*Task brief*. Your task is to retype, word for word, the lines from the start of the data through the line holding "from matplotlib.ticker import FuncFormatter". Do not include the pictures.

==*==

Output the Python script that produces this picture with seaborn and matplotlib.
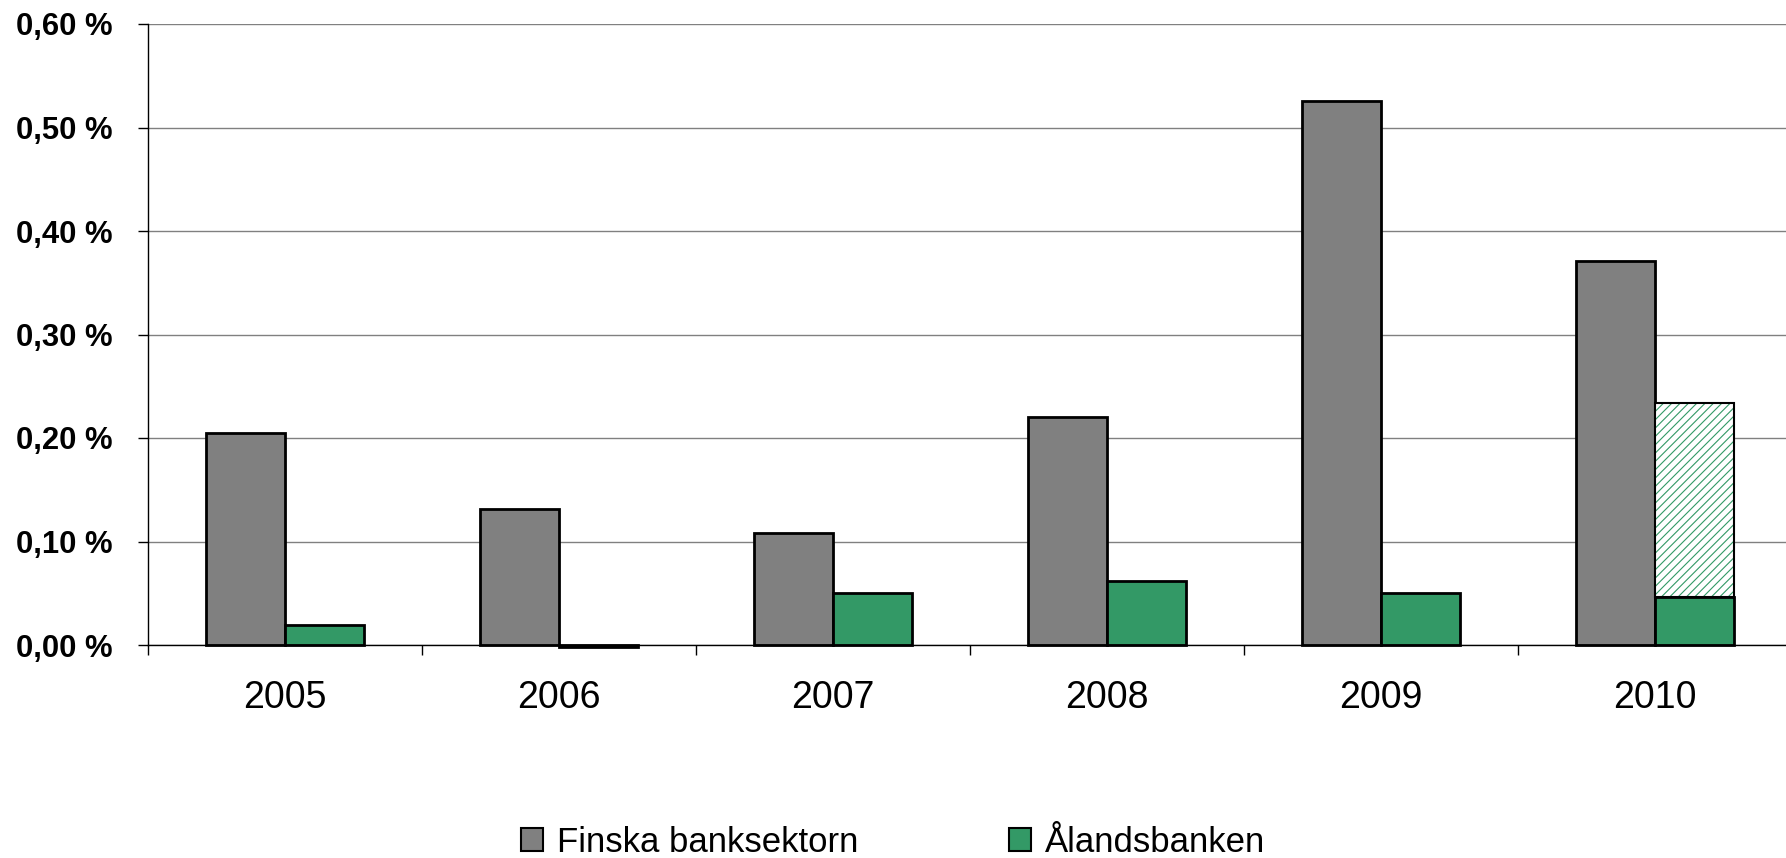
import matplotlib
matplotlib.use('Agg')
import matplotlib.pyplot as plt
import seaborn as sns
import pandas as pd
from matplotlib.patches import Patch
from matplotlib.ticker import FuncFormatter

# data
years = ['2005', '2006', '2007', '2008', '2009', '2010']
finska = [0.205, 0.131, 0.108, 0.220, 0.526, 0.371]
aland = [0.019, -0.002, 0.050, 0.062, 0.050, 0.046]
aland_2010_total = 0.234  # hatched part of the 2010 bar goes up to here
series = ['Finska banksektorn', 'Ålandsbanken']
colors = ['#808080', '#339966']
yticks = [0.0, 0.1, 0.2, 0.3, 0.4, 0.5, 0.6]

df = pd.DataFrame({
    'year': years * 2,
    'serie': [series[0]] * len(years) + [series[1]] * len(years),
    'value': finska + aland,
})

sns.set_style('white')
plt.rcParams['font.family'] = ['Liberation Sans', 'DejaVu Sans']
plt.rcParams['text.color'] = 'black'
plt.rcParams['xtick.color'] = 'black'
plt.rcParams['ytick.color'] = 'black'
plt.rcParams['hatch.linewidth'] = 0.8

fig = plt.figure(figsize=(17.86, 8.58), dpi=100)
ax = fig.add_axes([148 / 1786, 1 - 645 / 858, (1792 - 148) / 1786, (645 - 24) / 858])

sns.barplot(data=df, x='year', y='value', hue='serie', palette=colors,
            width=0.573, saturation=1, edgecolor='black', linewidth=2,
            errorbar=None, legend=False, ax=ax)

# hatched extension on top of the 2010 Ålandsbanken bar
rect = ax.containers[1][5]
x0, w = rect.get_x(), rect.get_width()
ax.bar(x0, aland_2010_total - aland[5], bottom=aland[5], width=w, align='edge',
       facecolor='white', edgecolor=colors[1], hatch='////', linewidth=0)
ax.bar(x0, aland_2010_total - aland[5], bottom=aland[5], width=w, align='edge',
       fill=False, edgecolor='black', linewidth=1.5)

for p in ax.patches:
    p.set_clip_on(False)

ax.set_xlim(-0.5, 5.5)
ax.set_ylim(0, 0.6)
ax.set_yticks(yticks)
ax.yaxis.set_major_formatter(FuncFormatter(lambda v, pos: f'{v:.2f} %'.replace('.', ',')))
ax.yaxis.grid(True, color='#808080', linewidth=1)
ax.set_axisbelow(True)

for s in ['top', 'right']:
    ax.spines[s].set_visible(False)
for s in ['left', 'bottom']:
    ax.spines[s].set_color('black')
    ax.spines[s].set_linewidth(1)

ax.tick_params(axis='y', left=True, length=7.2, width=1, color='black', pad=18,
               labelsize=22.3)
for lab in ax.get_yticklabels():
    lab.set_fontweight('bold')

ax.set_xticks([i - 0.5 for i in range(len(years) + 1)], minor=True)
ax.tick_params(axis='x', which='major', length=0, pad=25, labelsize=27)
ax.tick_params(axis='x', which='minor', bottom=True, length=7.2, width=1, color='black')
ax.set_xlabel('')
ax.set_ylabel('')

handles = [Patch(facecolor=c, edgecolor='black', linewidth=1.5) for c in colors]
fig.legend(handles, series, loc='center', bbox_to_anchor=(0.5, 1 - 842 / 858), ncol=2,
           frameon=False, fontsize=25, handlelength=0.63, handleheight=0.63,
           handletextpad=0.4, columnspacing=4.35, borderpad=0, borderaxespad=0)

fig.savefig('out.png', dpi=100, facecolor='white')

==*==

*Answer to this task*.
Output the Python script that produces this picture with seaborn and matplotlib.
import matplotlib
matplotlib.use('Agg')
import matplotlib.pyplot as plt
import seaborn as sns
import pandas as pd
from matplotlib.patches import Patch
from matplotlib.ticker import FuncFormatter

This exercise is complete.